WHAT NEEDS TO BE DONE: Write out the material exactly, with the pictures left out.

PROVIDED MATERIAL:

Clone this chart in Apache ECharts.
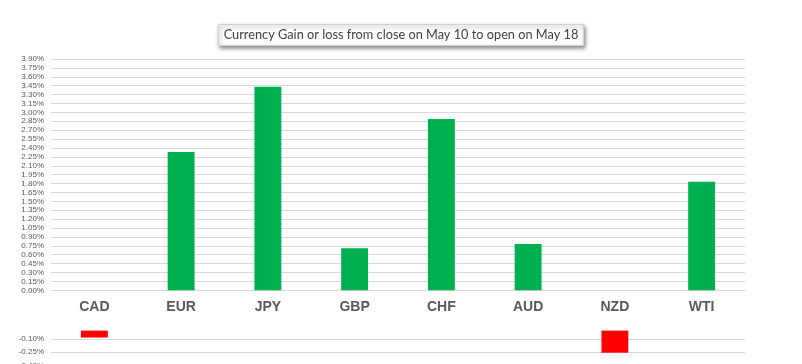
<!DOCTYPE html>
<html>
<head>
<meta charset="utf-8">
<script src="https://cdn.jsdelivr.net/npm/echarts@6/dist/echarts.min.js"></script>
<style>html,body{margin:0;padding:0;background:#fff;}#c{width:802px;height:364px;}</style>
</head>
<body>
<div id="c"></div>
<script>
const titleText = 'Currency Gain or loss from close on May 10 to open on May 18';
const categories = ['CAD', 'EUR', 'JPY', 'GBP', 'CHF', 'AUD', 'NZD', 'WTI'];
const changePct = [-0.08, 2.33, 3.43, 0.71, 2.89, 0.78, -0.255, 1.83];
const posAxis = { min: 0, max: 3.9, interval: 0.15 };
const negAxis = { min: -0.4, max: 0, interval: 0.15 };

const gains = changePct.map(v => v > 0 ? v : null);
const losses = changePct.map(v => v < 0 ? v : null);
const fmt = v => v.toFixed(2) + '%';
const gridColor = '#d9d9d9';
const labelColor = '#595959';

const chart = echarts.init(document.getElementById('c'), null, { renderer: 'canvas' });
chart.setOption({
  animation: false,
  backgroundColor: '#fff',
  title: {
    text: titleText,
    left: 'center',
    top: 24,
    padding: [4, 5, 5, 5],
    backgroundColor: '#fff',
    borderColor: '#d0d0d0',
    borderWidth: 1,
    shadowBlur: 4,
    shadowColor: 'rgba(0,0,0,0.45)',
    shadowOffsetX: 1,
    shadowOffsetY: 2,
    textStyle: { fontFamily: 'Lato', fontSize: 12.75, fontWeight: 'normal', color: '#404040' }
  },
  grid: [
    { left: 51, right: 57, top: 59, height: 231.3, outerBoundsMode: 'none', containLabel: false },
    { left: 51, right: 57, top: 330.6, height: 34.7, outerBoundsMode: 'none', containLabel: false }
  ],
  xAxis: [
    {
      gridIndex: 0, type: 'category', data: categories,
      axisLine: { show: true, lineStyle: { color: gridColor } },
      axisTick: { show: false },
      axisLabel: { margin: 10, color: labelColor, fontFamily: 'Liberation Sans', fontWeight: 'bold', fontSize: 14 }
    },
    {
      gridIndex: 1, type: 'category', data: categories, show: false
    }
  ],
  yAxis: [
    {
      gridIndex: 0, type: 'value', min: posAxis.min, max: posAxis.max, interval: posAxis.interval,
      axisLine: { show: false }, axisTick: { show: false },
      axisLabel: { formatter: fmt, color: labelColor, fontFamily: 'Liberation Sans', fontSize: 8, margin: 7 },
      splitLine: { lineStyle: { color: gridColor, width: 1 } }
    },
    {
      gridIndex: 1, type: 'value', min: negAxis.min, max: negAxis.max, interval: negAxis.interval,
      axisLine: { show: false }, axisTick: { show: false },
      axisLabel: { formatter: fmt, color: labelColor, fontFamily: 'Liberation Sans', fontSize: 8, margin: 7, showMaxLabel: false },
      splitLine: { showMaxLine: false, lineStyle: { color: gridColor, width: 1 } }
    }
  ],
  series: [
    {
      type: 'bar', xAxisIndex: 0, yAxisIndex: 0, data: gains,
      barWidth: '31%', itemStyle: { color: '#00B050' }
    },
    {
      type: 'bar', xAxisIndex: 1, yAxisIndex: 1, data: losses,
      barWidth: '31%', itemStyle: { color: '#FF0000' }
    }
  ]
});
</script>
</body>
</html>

PROBLEM SOLUTION:
Clone this chart in Apache ECharts.
<!DOCTYPE html>
<html>
<head>
<meta charset="utf-8">
<script src="https://cdn.jsdelivr.net/npm/echarts@6/dist/echarts.min.js"></script>
<style>html,body{margin:0;padding:0;background:#fff;}#c{width:802px;height:364px;}</style>
</head>
<body>
<div id="c"></div>
<script>
const titleText = 'Currency Gain or loss from close on May 10 to open on May 18';
const categories = ['CAD', 'EUR', 'JPY', 'GBP', 'CHF', 'AUD', 'NZD', 'WTI'];
const changePct = [-0.08, 2.33, 3.43, 0.71, 2.89, 0.78, -0.255, 1.83];
const posAxis = { min: 0, max: 3.9, interval: 0.15 };
const negAxis = { min: -0.4, max: 0, interval: 0.15 };

const gains = changePct.map(v => v > 0 ? v : null);
const losses = changePct.map(v => v < 0 ? v : null);
const fmt = v => v.toFixed(2) + '%';
const gridColor = '#d9d9d9';
const labelColor = '#595959';

const chart = echarts.init(document.getElementById('c'), null, { renderer: 'canvas' });
chart.setOption({
  animation: false,
  backgroundColor: '#fff',
  title: {
    text: titleText,
    left: 'center',
    top: 24,
    padding: [4, 5, 5, 5],
    backgroundColor: '#fff',
    borderColor: '#d0d0d0',
    borderWidth: 1,
    shadowBlur: 4,
    shadowColor: 'rgba(0,0,0,0.45)',
    shadowOffsetX: 1,
    shadowOffsetY: 2,
    textStyle: { fontFamily: 'Lato', fontSize: 12.75, fontWeight: 'normal', color: '#404040' }
  },
  grid: [
    { left: 51, right: 57, top: 59, height: 231.3, outerBoundsMode: 'none', containLabel: false },
    { left: 51, right: 57, top: 330.6, height: 34.7, outerBoundsMode: 'none', containLabel: false }
  ],
  xAxis: [
    {
      gridIndex: 0, type: 'category', data: categories,
      axisLine: { show: true, lineStyle: { color: gridColor } },
      axisTick: { show: false },
      axisLabel: { margin: 10, color: labelColor, fontFamily: 'Liberation Sans', fontWeight: 'bold', fontSize: 14 }
    },
    {
      gridIndex: 1, type: 'category', data: categories, show: false
    }
  ],
  yAxis: [
    {
      gridIndex: 0, type: 'value', min: posAxis.min, max: posAxis.max, interval: posAxis.interval,
      axisLine: { show: false }, axisTick: { show: false },
      axisLabel: { formatter: fmt, color: labelColor, fontFamily: 'Liberation Sans', fontSize: 8, margin: 7 },
      splitLine: { lineStyle: { color: gridColor, width: 1 } }
    },
    {
      gridIndex: 1, type: 'value', min: negAxis.min, max: negAxis.max, interval: negAxis.interval,
      axisLine: { show: false }, axisTick: { show: false },
      axisLabel: { formatter: fmt, color: labelColor, fontFamily: 'Liberation Sans', fontSize: 8, margin: 7, showMaxLabel: false },
      splitLine: { showMaxLine: false, lineStyle: { color: gridColor, width: 1 } }
    }
  ],
  series: [
    {
      type: 'bar', xAxisIndex: 0, yAxisIndex: 0, data: gains,
      barWidth: '31%', itemStyle: { color: '#00B050' }
    },
    {
      type: 'bar', xAxisIndex: 1, yAxisIndex: 1, data: losses,
      barWidth: '31%', itemStyle: { color: '#FF0000' }
    }
  ]
});
</script>
</body>
</html>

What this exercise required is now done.